Assaults on Migrants in Mexico
Since the beginning of 2019, the Trump administration has been systematically denying asylum protections to people fleeing danger and has instead forced them to wait in Mexico for their case to be adjudicated. The Remain in Mexico Policy — formally known as the Migration Protection Protocols — has forced tens of thousands of vulnerable people to remain in some of the most dangerous parts of Mexico. As a result, more than a thousand people have suffered abuse and violence while in Mexico.
As of May 2020, Human Rights First has documented at least 1,114 reports of abuses against migrants under this program. Cases of torture, sexual assault, extortion, and other forms of egregious violence are not uncommon among asylum seekers in Northern Mexico. Asylum seekers and migrants in Mexico face challenges securing shelter, accessing medical care, securing employment and education or legal services.
Data from Human Rights First shows the extent of abuses. The data, which are collected from public reports, is likely underreporting the magnitude of assaults, threats, and other forms of violence as many cases are never reported. As of May 13, 2020 over a thousand reports have been logged. The largest number of cases reported happened in December of 2019 with 240 reports in total.
Kidnappings of migrants and asylees in Mexico are the most common form of violence reported (60%). In many cases, cartels and other crime groups prey on asylees who are easily identifiable. Some 15% of all cases reported so far are for assaults, followed by robberies (9%), rape and sexual assault (9%), threats and extortion (4%), and harassment from police (1%).
In one harrowing case, a man who repeatedly told U.S. officials he did not feel safe in Mexico was murdered in Tijuana.
The largest number of crimes against migrants in Mexico were reported in the city of Nuevo Laredo. Since the start of the MPP program in 2019, almost 100 reports of threats, extortions, kidnappings, and other forms of violence have been publicly lodged so far. The reports include cases of kidnappings, threats, rapes, and other forms of extreme violence against asylum seekers. The cities of Matamoros and Reynosa — both bordering the state of Texas — also saw large numbers of reports against migrants and asylees.
In Ciudad Juárez, at least 80 reports have been identified by researchers. Ciudad Juarez is one of the most dangerous cities in the world and has the largest population of asylum seekers waiting for their cases to be adjudicated. As of August 2020, almost 20,000 asylum seekers were forced to remain in the city.
Survey data of asylum seekers in Ciudad Juarez verify the high level of violent and criminal incidents against this population. The survey indicated that asylum seekers in MPP living in Ciudad Juarez were most likely to report cases of theft (34%), followed by ‘other’ (28%) crimes — which include instances of sexual assault, attempted kidnapping, or extortions.
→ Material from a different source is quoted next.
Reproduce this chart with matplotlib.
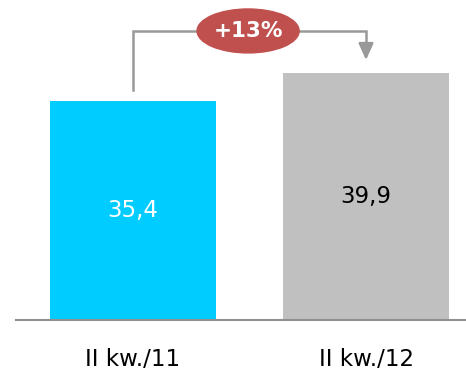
import matplotlib.pyplot as plt
from matplotlib.patches import Ellipse

labels = ['II kw./11', 'II kw./12']
values = [35.4, 39.9]
value_text = ['35,4', '39,9']
colors = ['#00CCFF', '#C0C0C0']
text_colors = ['white', 'black']
change = '+13%'

fig = plt.figure(figsize=(4.66, 3.7), dpi=100)
ax = fig.add_axes([16/466, 50/370, 450/466, 320/370])

x = range(len(values))
ax.bar(x, values, width=0.712, color=colors)
for i, v in enumerate(values):
    ax.text(i, v/2, value_text[i], ha='center', va='center', fontsize=16.5, color=text_colors[i])

ax.set_xlim(-0.502, 1.429)
ax.set_ylim(0, 51.7)
ax.set_yticks([])
ax.set_xticks(list(x))
ax.set_xticklabels(labels, fontsize=16.5)
ax.tick_params(axis='x', length=0, pad=20)
for s in ['top', 'right', 'left']:
    ax.spines[s].set_visible(False)
ax.spines['bottom'].set_color('#909090')
ax.spines['bottom'].set_linewidth(1.5)

# bracket with arrow
top = 46.7
ax.plot([0, 0, 1, 1], [values[0] + 1.8, top, top, 44.6], color='#999999', lw=1.8,
        solid_joinstyle='miter', clip_on=False)
ax.annotate('', xy=(1, 42.0), xytext=(1, 44.8),
            arrowprops=dict(arrowstyle='-|>,head_width=0.45,head_length=1.0',
                            color='#999999', lw=1.8, shrinkA=0, shrinkB=0))
ax.add_patch(Ellipse((0.494, top), 0.438, 7.1, color='#C0504D', clip_on=False, zorder=3))
ax.text(0.494, top, change, ha='center', va='center', fontsize=15.5, fontweight='bold',
        color='white', zorder=4)

fig.savefig('out.png', dpi=100)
Two-in-ten (19%) respondents reported being victims of kidnappings, and 18% facing threats.
A vast majority (84%) of asylum seekers that were victims of a crime in Ciudad Juarez did not report it. When asked why they did not report it, about half (47%) said it was because of fear. The second-most common response was due to a crime involving a police officer or authority (18%), followed by people saying they did not know where to report it (17%).
In Tijuana, bordering San Diego, at least 17 reports have been filed detailing crimes against asylum seekers. A 2019 study by the U.S. Immigration Policy Center of asylum seekers forced into the MPP program in Tijuana and Mexicali found that experiences with violence and fear were widespread. Some quarter of interviewees reported having been threatened with physical violence while in Mexico, and one third experienced some form of homelessness while in Mexico.